By José Antonio Sánchez Iglesias
Posted in Doñana today, Spring
Temperatures rise, grass wither and the marshes dry out. In the pine forests partridges protect their groups of 8-10-12 little chicks, the yellow rockroses still decorate the cork oak woods and female deer feed their fawns along the marshes edges.
- Jaguarzo en flor
- Perdices con pollos
In the Hinojos Marshes, small puddles support the last families of black-winged stilts, lapwings and collared pratincoles, constantly threatened by overflying black kites, of which they defend with courage.

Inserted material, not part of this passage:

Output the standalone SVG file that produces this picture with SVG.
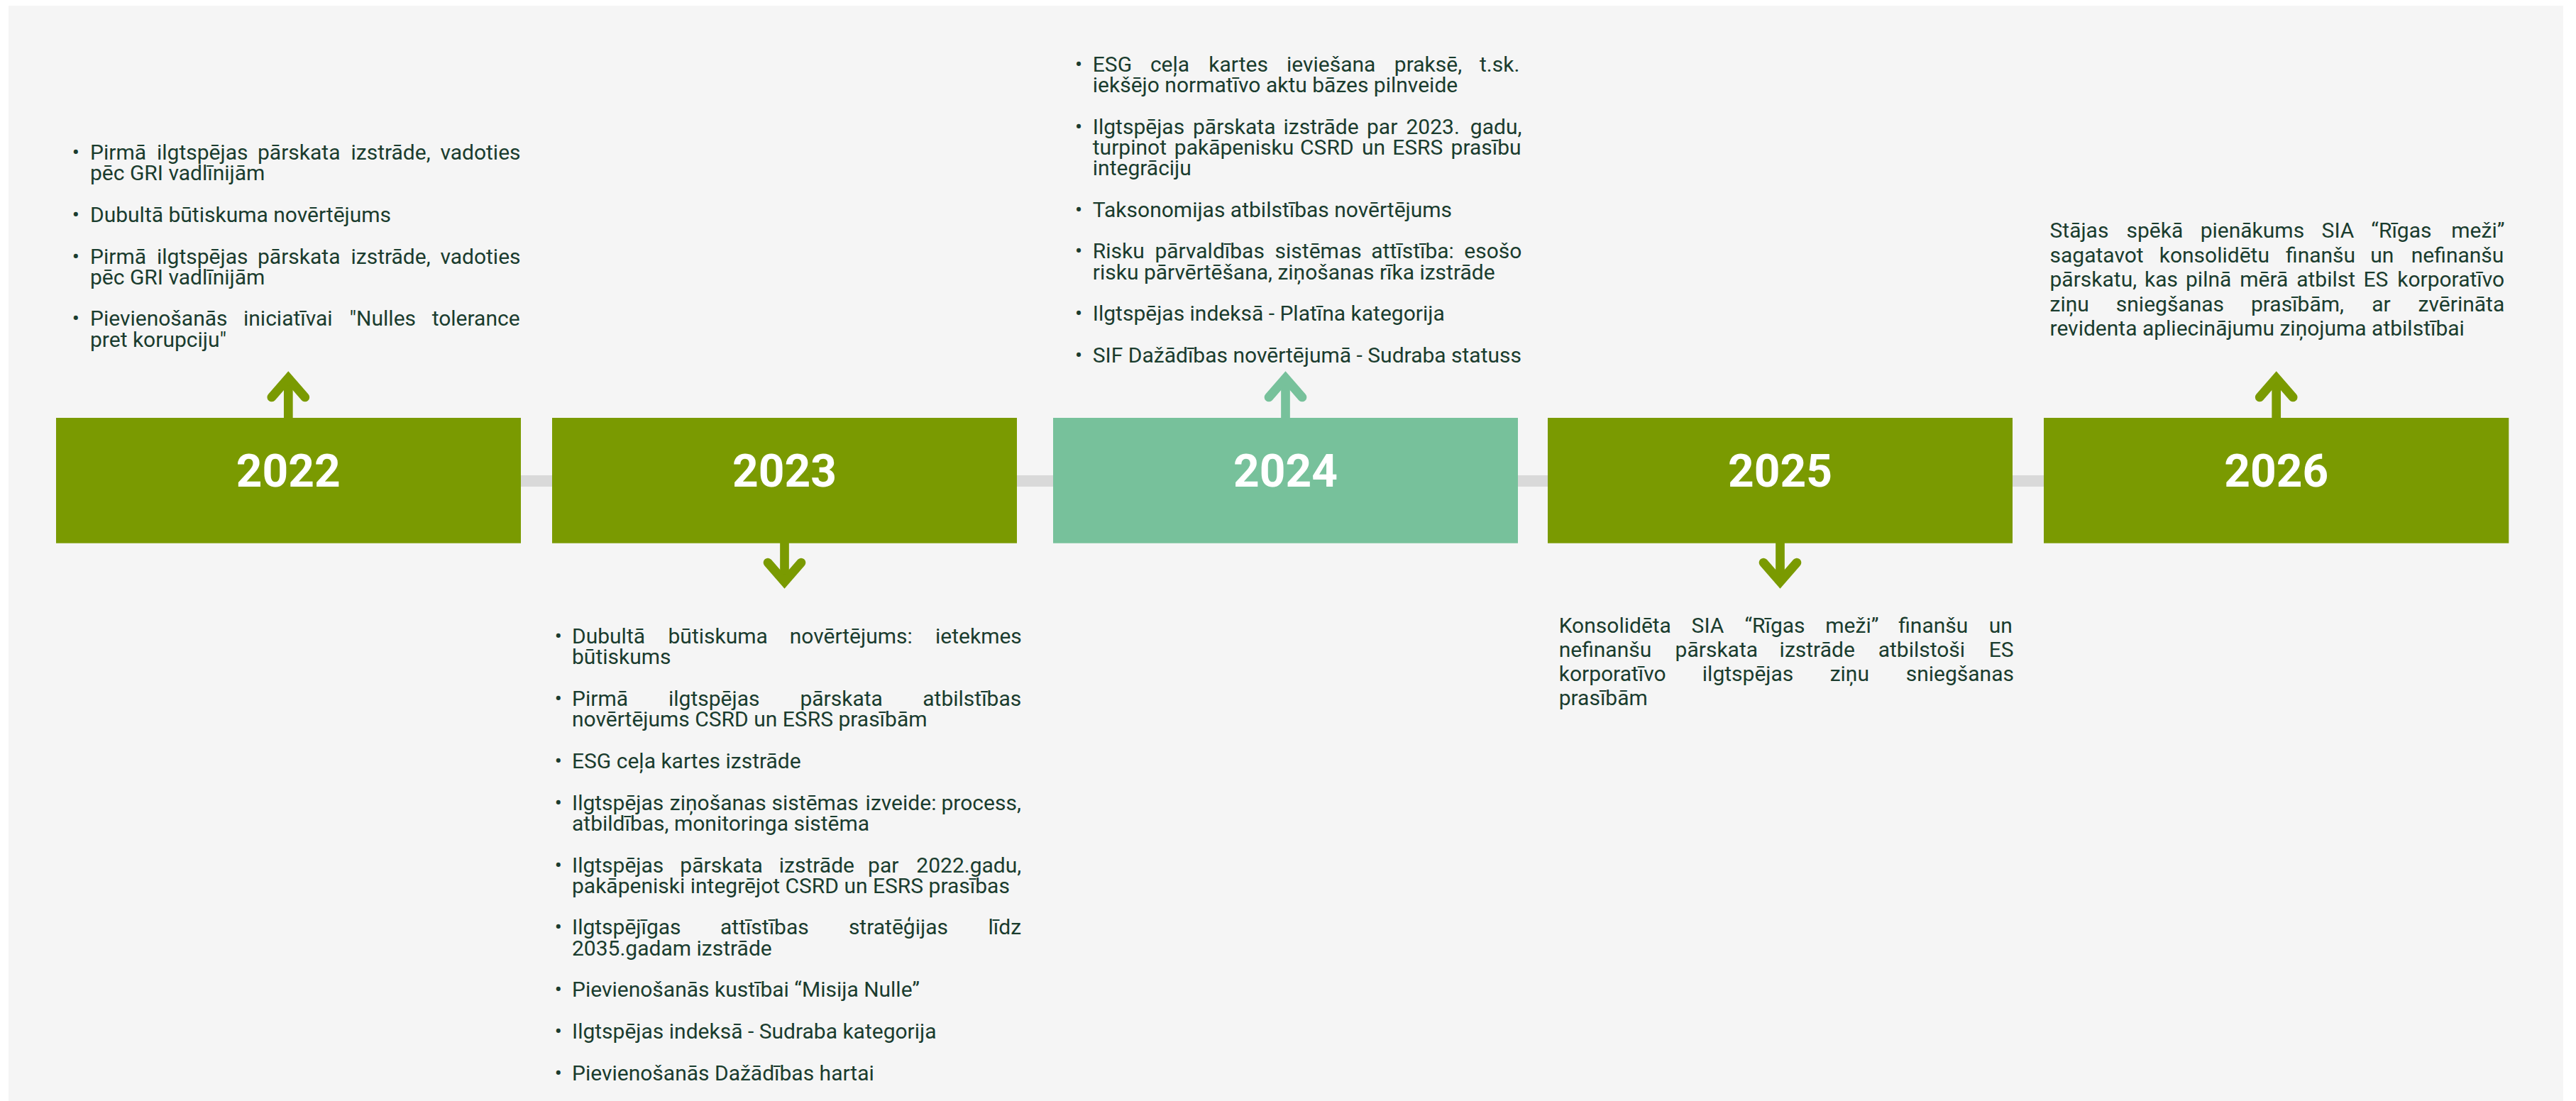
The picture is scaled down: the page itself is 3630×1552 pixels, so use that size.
<svg xmlns="http://www.w3.org/2000/svg" width="3630" height="1552" viewBox="0 0 3630 1552">
<style>
.bg{fill:#f5f5f5}
.olive{fill:#7a9a01}
.mint{fill:#77c19b}
.yr{font-family:Roboto,"Liberation Sans",sans-serif;font-weight:700;font-size:64px;fill:#ffffff;text-anchor:middle}
.t{font-family:Roboto,"Liberation Sans",sans-serif;font-size:30px;fill:#1a3c2e}
.bul{font-family:Roboto,"Liberation Sans",sans-serif;font-size:30px;fill:#1a3c2e;text-anchor:middle}
.bar{fill:#d9d9d9}
.arr{fill:none;stroke-width:12.7;stroke-linecap:round;stroke-linejoin:miter;stroke-miterlimit:10}
.stem{fill:none;stroke-width:12.7;stroke-linecap:butt}
.ao{stroke:#7a9a01}
.am{stroke:#77c19b}
</style>
<rect class="bg" x="12" y="8" width="3600" height="1544"/>

<g id="connectors">
  <rect class="bar" x="406" y="670" width="2802" height="16"/>
  <!-- 2022 up -->
  <path class="stem ao" d="M406.3 590 V532"/>
  <path class="arr ao" d="M382.8 560 L406.3 533 L429.8 560"/>
  <!-- 2023 down -->
  <path class="stem ao" d="M1105.5 764 V821"/>
  <path class="arr ao" d="M1082 793 L1105.5 820 L1129 793"/>
  <!-- 2024 up -->
  <path class="stem am" d="M1811.5 590 V532"/>
  <path class="arr am" d="M1788 560 L1811.5 533 L1835 560"/>
  <!-- 2025 down -->
  <path class="stem ao" d="M2508.5 764 V821"/>
  <path class="arr ao" d="M2485 793 L2508.5 820 L2532 793"/>
  <!-- 2026 up -->
  <path class="stem ao" d="M3207.7 590 V532"/>
  <path class="arr ao" d="M3184.2 560 L3207.7 533 L3231.2 560"/>
</g>

<g id="node-2022">
  <rect class="olive" x="79" y="589" width="655" height="176.7"/>
  <text class="yr" x="406.3" y="685.7">2022</text>
</g>
<g id="node-2023">
  <rect class="olive" x="778" y="589" width="655" height="176.7"/>
  <text class="yr" x="1105.5" y="685.7">2023</text>
</g>
<g id="node-2024">
  <rect class="mint" x="1484" y="589" width="655" height="176.7"/>
  <text class="yr" x="1811.5" y="685.7">2024</text>
</g>
<g id="node-2025">
  <rect class="olive" x="2181" y="589" width="655" height="176.7"/>
  <text class="yr" x="2508.5" y="685.7">2025</text>
</g>
<g id="node-2026">
  <rect class="olive" x="2880" y="589" width="655.3" height="176.7"/>
  <text class="yr" x="3207.7" y="685.7">2026</text>
</g>

<g id="text-2022">
  <text class="bul" x="106.7" y="225">•</text>
  <text class="t" y="225"><tspan x="127">Pirmā</tspan><tspan x="221">ilgtspējas</tspan><tspan x="363">pārskata</tspan><tspan x="494.5">izstrāde,</tspan><tspan x="620.4">vadoties</tspan></text>
  <text class="t" x="127" y="254.3">pēc GRI vadlīnijām</text>
  <text class="bul" x="106.7" y="312.9">•</text>
  <text class="t" x="127" y="312.9">Dubultā būtiskuma novērtējums</text>
  <text class="bul" x="106.7" y="371.5">•</text>
  <text class="t" y="371.5"><tspan x="127">Pirmā</tspan><tspan x="221">ilgtspējas</tspan><tspan x="363">pārskata</tspan><tspan x="494.5">izstrāde,</tspan><tspan x="620.4">vadoties</tspan></text>
  <text class="t" x="127" y="400.8">pēc GRI vadlīnijām</text>
  <text class="bul" x="106.7" y="459.4">•</text>
  <text class="t" y="459.4"><tspan x="127">Pievienošanās</tspan><tspan x="343">iniciatīvai</tspan><tspan x="492.5">"Nulles</tspan><tspan x="608.7">tolerance</tspan></text>
  <text class="t" x="127" y="488.7">pret korupciju"</text>
</g>

<g id="text-2023">
  <text class="bul" x="786.7" y="907">•</text>
  <text class="t" y="907"><tspan x="806">Dubultā</tspan><tspan x="941.5">būtiskuma</tspan><tspan x="1112.7">novērtējums:</tspan><tspan x="1318">ietekmes</tspan></text>
  <text class="t" x="806" y="936.3">būtiskums</text>
  <text class="bul" x="786.7" y="995">•</text>
  <text class="t" y="995"><tspan x="806">Pirmā</tspan><tspan x="942">ilgtspējas</tspan><tspan x="1127.4">pārskata</tspan><tspan x="1300.3">atbilstības</tspan></text>
  <text class="t" x="806" y="1024.3">novērtējums CSRD un ESRS prasībām</text>
  <text class="bul" x="786.7" y="1083">•</text>
  <text class="t" x="806" y="1083">ESG ceļa kartes izstrāde</text>
  <text class="bul" x="786.7" y="1141.6">•</text>
  <text class="t" y="1141.6"><tspan x="806">Ilgtspējas</tspan><tspan x="943.8">ziņošanas</tspan><tspan x="1087.6">sistēmas</tspan><tspan x="1219.6">izveide:</tspan><tspan x="1326.5">process,</tspan></text>
  <text class="t" x="806" y="1170.9">atbildības, monitoringa sistēma</text>
  <text class="bul" x="786.7" y="1229.5">•</text>
  <text class="t" y="1229.5"><tspan x="806">Ilgtspējas</tspan><tspan x="958.3">pārskata</tspan><tspan x="1097.8">izstrāde</tspan><tspan x="1223.1">par</tspan><tspan x="1291.3">2022.gadu,</tspan></text>
  <text class="t" x="806" y="1258.8">pakāpeniski integrējot CSRD un ESRS prasības</text>
  <text class="bul" x="786.7" y="1317.4">•</text>
  <text class="t" y="1317.4"><tspan x="806">Ilgtspējīgas</tspan><tspan x="1015">attīstības</tspan><tspan x="1195.9">stratēģijas</tspan><tspan x="1392.5">līdz</tspan></text>
  <text class="t" x="806" y="1346.7">2035.gadam izstrāde</text>
  <text class="bul" x="786.7" y="1405.3">•</text>
  <text class="t" x="806" y="1405.3">Pievienošanās kustībai “Misija Nulle”</text>
  <text class="bul" x="786.7" y="1464">•</text>
  <text class="t" x="806" y="1464">Ilgtspējas indeksā - Sudraba kategorija</text>
  <text class="bul" x="786.7" y="1522.6">•</text>
  <text class="t" x="806" y="1522.6">Pievienošanās Dažādības hartai</text>
</g>

<g id="text-2024">
  <text class="bul" x="1520" y="100.7">•</text>
  <text class="t" y="100.7"><tspan x="1539.8">ESG</tspan><tspan x="1620.9">ceļa</tspan><tspan x="1703.3">kartes</tspan><tspan x="1813">ieviešana</tspan><tspan x="1964.8">praksē,</tspan><tspan x="2085">t.sk.</tspan></text>
  <text class="t" x="1539.8" y="130">iekšējo normatīvo aktu bāzes pilnveide</text>
  <text class="bul" x="1520" y="188.6">•</text>
  <text class="t" y="188.6"><tspan x="1539.8">Ilgtspējas</tspan><tspan x="1681">pārskata</tspan><tspan x="1808.5">izstrāde</tspan><tspan x="1926">par</tspan><tspan x="1981.5">2023.</tspan><tspan x="2071.8">gadu,</tspan></text>
  <text class="t" y="217.9"><tspan x="1539.8">turpinot</tspan><tspan x="1654.8">pakāpenisku</tspan><tspan x="1832.1">CSRD</tspan><tspan x="1918.9">un</tspan><tspan x="1962.2">ESRS</tspan><tspan x="2044.6">prasību</tspan></text>
  <text class="t" x="1539.8" y="247.2">integrāciju</text>
  <text class="bul" x="1520" y="305.8">•</text>
  <text class="t" x="1539.8" y="305.8">Taksonomijas atbilstības novērtējums</text>
  <text class="bul" x="1520" y="364.4">•</text>
  <text class="t" y="364.4"><tspan x="1539.8">Risku</tspan><tspan x="1627.4">pārvaldības</tspan><tspan x="1796.6">sistēmas</tspan><tspan x="1932.3">attīstība:</tspan><tspan x="2063.3">esošo</tspan></text>
  <text class="t" x="1539.8" y="393.7">risku pārvērtēšana, ziņošanas rīka izstrāde</text>
  <text class="bul" x="1520" y="452.3">•</text>
  <text class="t" x="1539.8" y="452.3">Ilgtspējas indeksā - Platīna kategorija</text>
  <text class="bul" x="1520" y="510.9">•</text>
  <text class="t" x="1539.8" y="510.9">SIF Dažādības novērtējumā - Sudraba statuss</text>
</g>

<g id="text-2025">
  <text class="t" y="891.7"><tspan x="2196.7">Konsolidēta</tspan><tspan x="2383.6">SIA</tspan><tspan x="2458.4">“Rīgas</tspan><tspan x="2572.3">meži”</tspan><tspan x="2675.2">finanšu</tspan><tspan x="2802.8">un</tspan></text>
  <text class="t" y="925.9"><tspan x="2196.7">nefinanšu</tspan><tspan x="2360.6">pārskata</tspan><tspan x="2507.6">izstrāde</tspan><tspan x="2646.7">atbilstoši</tspan><tspan x="2802.8">ES</tspan></text>
  <text class="t" y="960.1"><tspan x="2196.7">korporatīvo</tspan><tspan x="2398.8">ilgtspējas</tspan><tspan x="2578.7">ziņu</tspan><tspan x="2685.7">sniegšanas</tspan></text>
  <text class="t" x="2196.7" y="994.3">prasībām</text>
</g>

<g id="text-2026">
  <text class="t" y="335"><tspan x="2888.5">Stājas</tspan><tspan x="2996.5">spēkā</tspan><tspan x="3100.7">pienākums</tspan><tspan x="3271.6">SIA</tspan><tspan x="3341.3">“Rīgas</tspan><tspan x="3454.3">meži”</tspan></text>
  <text class="t" y="369.6"><tspan x="2888.5">sagatavot</tspan><tspan x="3042.7">konsolidētu</tspan><tspan x="3221">finanšu</tspan><tspan x="3340.3">un</tspan><tspan x="3397.8">nefinanšu</tspan></text>
  <text class="t" y="404.2"><tspan x="2888.5">pārskatu,</tspan><tspan x="3022">kas</tspan><tspan x="3080">pilnā</tspan><tspan x="3156.2">mērā</tspan><tspan x="3236.2">atbilst</tspan><tspan x="3330.5">ES</tspan><tspan x="3378.2">korporatīvo</tspan></text>
  <text class="t" y="438.8"><tspan x="2888.5">ziņu</tspan><tspan x="2981.8">sniegšanas</tspan><tspan x="3171.9">prasībām,</tspan><tspan x="3342.3">ar</tspan><tspan x="3407.6">zvērināta</tspan></text>
  <text class="t" x="2888.5" y="473.4">revidenta apliecinājumu ziņojuma atbilstībai</text>
</g>
</svg>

Juveniles of yellow wagtails, crested larks, short toed larks and calandra larks, with less defined plumages than their parents, abound along the road that crosses the dry plains.
Small groups of flamingos feed on the shallow, warm waters that will soon dry out, not far from them a mixed group of little egrets and spoonbills do the same cooperating in order not to let any prey escape.
Great reed warblers, little bitterns, swallows and little grebes compose a symphony of sounds around the bridge over Caño Guadiamar, used now by tens of thousands purple herons, night herons, squacco herons, little egrets, cattle egrets, and glossy ibis as the main flyway to get to their breeding colonies dispersed along the dense vegetation where purple swamphens hide with their offsprings.
- Golondrina dáurica
- Joven de águila culebrera
In open waters, families of coots and great crested grebes work hard to feed their chicks while whiskered terns overfly them in search of food for theirs. All of them are watched by a juvenile short-toed eagle that, perched on a pylon, find suddenly something more interesting to look at in the vegetation below him. Parents also feed their chicks in the lesser kestrel colony, unaware of the presence of the large silhouettes of the griffon vultures flying high over Doñana’s skies.
It is essential these days to start early in order to avoid the heat of the central hours of the day but Doñana does not stop offering us a beautiful experience in nature.